Jeremy Rifkin kicked off the day with a brilliant, visionary speech about the Third Industrial Revolution (the title of his yet-to-be-released book).
He argued that every time we now try to restart the engine of the economy the engine shuts down within 3-4 year intervals because we have hit peak oil production and peak globalization. When oil hits $147 a barrel as it did in July 2008, all the costs across the supply chain went through the roof, from construction to chemicals to heat, light, waste, etc. He says the collapse of the financial markets was the aftershock. (Not to let Wall St off the hook). We are at a dangerous end game of regrowth followed by collapse.
We need a new eco vision that is compelling, practical and delivered in less than 40 years that gets us off carbon.
He then went on to talk about a 5 pillar plan he’s working on in Europe which includes; committing to renewables, collecting and connecting energy distribution, storage, building a distributed nervous system of infrastructure and finally electric and plug in transportation.
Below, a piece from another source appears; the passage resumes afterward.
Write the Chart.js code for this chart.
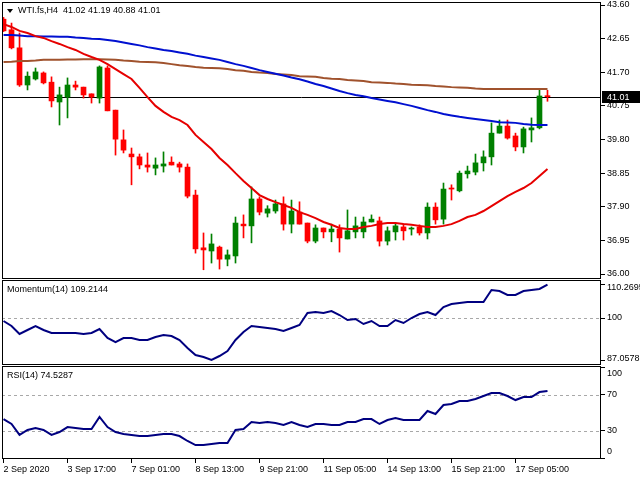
<!DOCTYPE html>
<html><head><meta charset="utf-8">
<script src="https://cdn.jsdelivr.net/npm/chart.js@4.4.0/dist/chart.umd.min.js"></script>
<style>html,body{margin:0;padding:0;background:#fff;overflow:hidden}#wrap{position:relative;width:640px;height:480px}canvas{display:block}</style>
</head><body><div id="wrap"><canvas id="c" width="640" height="480"></canvas></div>
<script>
// ---- data (H4 bars) ----
const openP  = [43.20,42.90,42.39,41.34,41.51,41.68,41.42,40.86,41.00,41.34,41.28,41.09,40.97,41.82,40.63,39.79,39.39,39.31,39.08,38.99,39.05,39.16,39.11,39.02,38.23,36.74,36.65,36.76,36.42,36.51,37.41,37.36,38.12,37.72,37.78,37.98,37.41,37.75,37.44,36.93,37.30,37.19,37.27,36.99,37.19,37.19,37.47,37.50,36.93,37.19,37.33,37.27,37.33,37.16,37.89,37.55,38.43,38.35,38.83,38.88,39.14,39.31,39.98,40.18,39.90,39.59,40.07,40.13,41.02];
const highP  = [43.25,43.09,42.81,41.71,41.82,41.71,41.57,41.28,41.54,41.45,41.28,41.09,41.88,41.88,40.63,40.07,39.56,39.39,39.42,39.28,39.45,39.31,39.16,39.11,38.37,37.16,37.13,36.79,36.68,37.61,37.67,38.46,38.18,37.93,38.09,38.18,38.09,38.04,37.44,37.39,37.30,37.41,37.39,37.81,37.61,37.61,37.67,37.61,37.33,37.41,37.39,37.33,37.39,38.01,38.01,38.57,38.52,38.91,39.05,39.39,39.48,40.27,40.35,40.35,39.98,40.15,40.41,41.20,41.19];
const lowP   = [42.85,42.36,41.30,41.20,41.48,41.37,40.72,40.21,40.41,41.20,40.97,40.83,40.83,40.61,39.36,39.42,38.52,38.97,38.88,38.80,38.88,39.08,38.88,38.15,36.59,36.12,36.31,36.14,36.23,36.31,37.02,36.88,37.67,37.61,37.72,37.24,37.16,37.41,36.88,36.88,37.02,36.91,36.62,36.99,37.02,37.02,37.47,36.79,36.82,36.96,36.96,37.10,37.10,36.99,37.41,37.41,38.09,38.32,38.71,38.80,38.91,39.08,39.98,39.81,39.48,39.42,39.73,40.10,40.88];
const closeP = [42.87,42.39,41.34,41.59,41.71,41.40,40.89,41.06,41.34,41.28,41.06,41.00,41.85,40.61,39.81,39.50,39.31,39.08,39.02,39.08,39.11,39.08,39.02,38.20,36.71,36.68,36.85,36.42,36.54,37.44,37.36,38.12,37.75,37.84,37.98,37.41,37.78,37.41,36.93,37.30,37.19,37.27,37.02,37.22,37.36,37.47,37.55,36.93,37.22,37.36,37.22,37.30,37.16,37.89,37.53,38.40,38.40,38.85,38.91,39.14,39.31,39.98,40.18,39.84,39.59,40.10,40.13,41.03,41.01];
const maFast = [43.06,42.98,42.87,42.81,42.72,42.67,42.58,42.50,42.41,42.33,42.22,42.13,42.05,41.93,41.79,41.65,41.51,41.26,41.00,40.75,40.58,40.44,40.35,40.21,39.93,39.73,39.53,39.28,39.08,38.85,38.63,38.43,38.23,38.12,38.03,37.95,37.87,37.75,37.67,37.58,37.47,37.39,37.30,37.27,37.27,37.33,37.36,37.41,37.44,37.44,37.41,37.39,37.36,37.33,37.33,37.36,37.41,37.50,37.61,37.67,37.78,37.92,38.06,38.20,38.32,38.43,38.57,38.77,38.97];
const maMid  = [42.75,42.75,42.74,42.72,42.72,42.71,42.71,42.70,42.70,42.68,42.67,42.65,42.64,42.61,42.58,42.54,42.50,42.46,42.41,42.37,42.33,42.30,42.26,42.22,42.17,42.13,42.09,42.05,41.99,41.93,41.88,41.82,41.76,41.71,41.66,41.61,41.55,41.50,41.44,41.37,41.31,41.24,41.17,41.11,41.06,41.02,40.97,40.93,40.89,40.85,40.80,40.75,40.69,40.63,40.58,40.52,40.48,40.44,40.41,40.38,40.35,40.32,40.29,40.28,40.27,40.24,40.22,40.21,40.21];
const maSlow = [41.99,42.00,42.02,42.02,42.03,42.05,42.05,42.05,42.06,42.06,42.07,42.07,42.07,42.06,42.05,42.03,42.02,42.00,41.99,41.98,41.96,41.93,41.90,41.88,41.85,41.83,41.82,41.81,41.79,41.76,41.74,41.71,41.69,41.68,41.65,41.64,41.62,41.59,41.58,41.57,41.54,41.52,41.51,41.48,41.47,41.45,41.42,41.41,41.40,41.38,41.37,41.35,41.34,41.33,41.31,41.30,41.28,41.27,41.26,41.24,41.23,41.23,41.23,41.23,41.23,41.23,41.23,41.23,41.23];
const momentum = [99.08,97.53,95.07,96.30,97.53,96.30,95.38,95.38,95.38,95.38,95.07,95.38,96.61,93.84,92.60,93.84,93.84,93.22,93.22,94.14,94.76,94.45,93.22,90.76,88.60,87.98,87.06,88.29,89.83,93.22,95.69,97.53,97.23,96.92,96.61,95.99,96.92,97.84,101.54,101.85,101.54,102.16,100.92,99.38,99.69,98.15,99.08,97.53,97.53,99.38,98.46,100.00,101.23,101.85,100.92,103.39,104.31,104.62,104.93,104.93,104.93,108.63,108.32,107.09,107.09,108.32,108.63,108.94,110.27];
const rsi = [43.3,37.8,25.6,31.1,33.3,31.1,25.6,28.9,34.4,33.3,32.2,32.2,45.6,34.4,28.9,26.7,25.6,24.4,24.4,25.6,26.7,26.7,24.4,18.9,14.4,14.4,15.6,16.7,16.7,31.1,32.2,40.0,38.9,40.0,38.9,36.7,40.0,36.7,34.4,37.8,37.8,36.7,36.7,40.0,40.0,43.3,43.3,37.8,42.2,44.4,42.2,42.2,42.2,52.2,48.9,58.9,60.0,63.3,63.3,65.6,68.9,72.2,72.2,68.9,64.4,67.8,67.8,73.3,74.53];
const xTickIndex  = [0,8,16,24,32,40,48,56,64];
const xTickLabels = ['2 Sep 2020','3 Sep 17:00','7 Sep 01:00','8 Sep 13:00','9 Sep 21:00','11 Sep 05:00','14 Sep 13:00','15 Sep 21:00','17 Sep 05:00'];
const priceTicks = [43.60,42.65,41.70,40.75,39.80,38.85,37.90,36.95,36.00];
const momTicks = [110.2695,100,87.0578];
const rsiTicks = [100,70,30,0];
const lastPrice = 41.01;
const titleText = 'WTI.fs,H4  41.02 41.19 40.88 41.01';
const momText = 'Momentum(14) 109.2144';
const rsiText = 'RSI(14) 74.5287';

// ---- styling ----
const FAM = '"Liberation Sans", Arial, sans-serif';
const FONT = '9px ' + FAM;
const UP = '#008000', DOWN = '#ff0000';
const idx = openP.map((_, i) => i);
const candleCol = idx.map(i => closeP[i] >= openP[i] ? UP : DOWN);

const panelPlugin = {
  id: 'panels',
  beforeDraw(chart) {
    const c = chart.ctx; c.save(); c.fillStyle = '#fff'; c.fillRect(0, 0, chart.width, chart.height); c.restore();
  },
  beforeDatasetsDraw(chart) {
    const c = chart.ctx, a = chart.chartArea, s = chart.scales;
    c.save();
    c.strokeStyle = '#a8a8a8'; c.lineWidth = 1; c.setLineDash([3, 3]);
    const dash = (sc, v) => { const y = Math.round(sc.getPixelForValue(v)) + 0.5; c.beginPath(); c.moveTo(a.left, y); c.lineTo(a.right, y); c.stroke(); };
    dash(s.yM, 100); dash(s.yR, 70); dash(s.yR, 30);
    c.setLineDash([]);
    c.strokeStyle = '#000';
    const py = Math.round(s.y.getPixelForValue(lastPrice)) + 0.5;
    c.beginPath(); c.moveTo(a.left, py); c.lineTo(a.right, py); c.stroke();
    c.restore();
  },
  afterDraw(chart) {
    const c = chart.ctx, a = chart.chartArea, s = chart.scales;
    c.save();
    c.strokeStyle = '#000'; c.lineWidth = 1;
    const L = a.left + 0.5, W = a.right - a.left - 1;
    const box = (t, b) => c.strokeRect(L, Math.round(t) + 0.5, W, Math.round(b) - Math.round(t));
    box(s.y.top, s.y.bottom - 1);
    box(s.yM.top + 1, s.yM.bottom - 1);
    box(s.yR.top + 1, s.yR.bottom);
    c.font = FONT; c.textBaseline = 'middle'; c.textAlign = 'left';
    // indicator scale labels, kept inside their panel like the terminal does
    c.fillStyle = '#000';
    const panelLabels = (sc, vals) => vals.forEach(v => {
      const y = Math.min(Math.max(sc.getPixelForValue(v), sc.top + 8.5), sc.bottom - 6.5);
      c.fillText(String(v), a.right + 6, y);
    });
    panelLabels(s.yM, momTicks);
    panelLabels(s.yR, rsiTicks);
    // price box
    const py = s.y.getPixelForValue(lastPrice);
    c.fillStyle = '#000'; c.fillRect(a.right + 1, Math.round(py) - 6, chart.width - a.right - 1, 12);
    c.fillStyle = '#fff';
    c.fillText(lastPrice.toFixed(2), a.right + 6, py + 0.5);
    // titles
    c.fillStyle = '#000';
    c.beginPath(); c.moveTo(7, 9); c.lineTo(13, 9); c.lineTo(10, 13); c.closePath(); c.fill();
    c.fillText(titleText, 18, 11);
    c.fillText(momText, 7, s.yM.top + 11);
    c.fillText(rsiText, 7, s.yR.top + 11);
    c.restore();
  }
};

const lineDs = (data, color, axis) => ({
  type: 'line', data: data.map((v, i) => ({x: i, y: v})), borderColor: color, borderWidth: 2,
  pointRadius: 0, tension: 0, yAxisID: axis, order: 0, fill: false
});

const noPad = sc => { sc.paddingTop = 0; sc.paddingBottom = 0; sc.paddingLeft = 0; sc.paddingRight = 0; };

const yCommon = {
  position: 'right', stack: 'panels', offset: false,
  border: {display: false},
  grid: {drawOnChartArea: false, drawTicks: true, tickLength: 4, tickColor: '#000'},
  ticks: {color: '#000', font: {family: FAM, size: 9}, padding: 2, autoSkip: false},
  afterFit: sc => { sc.width = 39; noPad(sc); }
};

new Chart(document.getElementById('c'), {
  type: 'line',
  data: {
    datasets: [
      lineDs(maFast, '#e60000', 'y'),
      lineDs(maMid, '#0010d0', 'y'),
      lineDs(maSlow, '#a0522d', 'y'),
      lineDs(momentum, '#000080', 'yM'),
      lineDs(rsi, '#000080', 'yR'),
      {type: 'bar', data: idx.map(i => ({x: i, y: [openP[i], closeP[i]]})), backgroundColor: candleCol,
       barThickness: 5, grouped: false, minBarLength: 1, yAxisID: 'y', order: 1, borderWidth: 0},
      {type: 'bar', data: idx.map(i => ({x: i, y: [lowP[i], highP[i]]})), backgroundColor: candleCol,
       barThickness: 1, grouped: false, yAxisID: 'y', order: 2, borderWidth: 0}
    ]
  },
  options: {
    responsive: false, animation: false, events: [],
    layout: {padding: {left: 2, top: 2, right: 0, bottom: 0}},
    plugins: {legend: {display: false}, tooltip: {enabled: false}},
    scales: {
      x: {
        type: 'linear', min: -0.19, max: 74.69, offset: false,
        border: {display: false},
        grid: {drawOnChartArea: false, drawTicks: true, tickLength: 5, tickColor: '#000', offset: false},
        afterBuildTicks: sc => { sc.ticks = xTickIndex.map(v => ({value: v})); },
        afterFit: sc => { sc.height = 22; noPad(sc); },
        ticks: {color: '#000', font: {family: FAM, size: 9}, align: 'start',
                maxRotation: 0, autoSkip: false, padding: 1,
                callback: (v, i) => xTickLabels[i]}
      },
      y: Object.assign({}, yCommon, {
        min: 35.859, max: 43.685, stackWeight: 277,
        afterBuildTicks: sc => { sc.ticks = priceTicks.map(v => ({value: v})); },
        ticks: Object.assign({}, yCommon.ticks, {callback: v => Number(v).toFixed(2)})
      }),
      yM: Object.assign({}, yCommon, {
        min: 85.52, max: 112.02, stackWeight: 86,
        afterBuildTicks: sc => { sc.ticks = momTicks.map(v => ({value: v})); },
        ticks: Object.assign({}, yCommon.ticks, {display: false})
      }),
      yR: Object.assign({}, yCommon, {
        min: 0, max: 103.33, stackWeight: 93,
        afterBuildTicks: sc => { sc.ticks = rsiTicks.map(v => ({value: v})); },
        ticks: Object.assign({}, yCommon.ticks, {display: false})
      })
    }
  },
  plugins: [panelPlugin]
});
</script>
</body></html>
It’s all laid out in The Third Industrial Revolution: How lateral power is transforming energy, the economy and the world.
Some of the choice quotes and interesting items from the day included;
- walmart announcing their student challenge http://www.sharegreen.ca/student with over $100K in prizes
- George Hazel talking about maximizing exchange space while minimizing movement space
- Tom Rand talking about Planet Traveller, his uber-cool green hostel in Toronto. He shared that by unlocking 5% of his capital in the building he saw a 75% reduction in the energy load at a profit
- every 10 days the world is building another city the size of Toronto
- a reference to Dan Kahan’s (Yale) study saying we are more likely to form our decisions based on what those around us think than on the actual data
The event was a who’s who of the green innovation and green cities and sustainability movement. Geoff Cape hosted the event and brought together the stellar group of people for the third year in a row. If you haven’t checked out Evergreen’s leadership in the space have a look. They are at the forefront of a crucial new space.
Interesting post. I’m curious to learn more about his theory that we are actually hitting peak oil every time our economy really heats up and that we are now stuck in 3-4 year cycles of growth and then contraction. If so, the need for alternative sources of fuel is much more urgent than most of us thought.
Also, love the quote “every 10 days the world is building a city the size of Toronto”. You don’t believe it until you take a trip to China and see cities as big as and more modern than NYC that you’ve never heard of.
Hi Kelly, He says the need to end our fossil fuel age is critical. We hit peak oil per capita in 1979 and peaked global oil production at 70M barrels a day in Dec 2010. We only have 40 years to come up with a totally new approach. I would recommend getting a copy of his new book. I think it comes out imminently.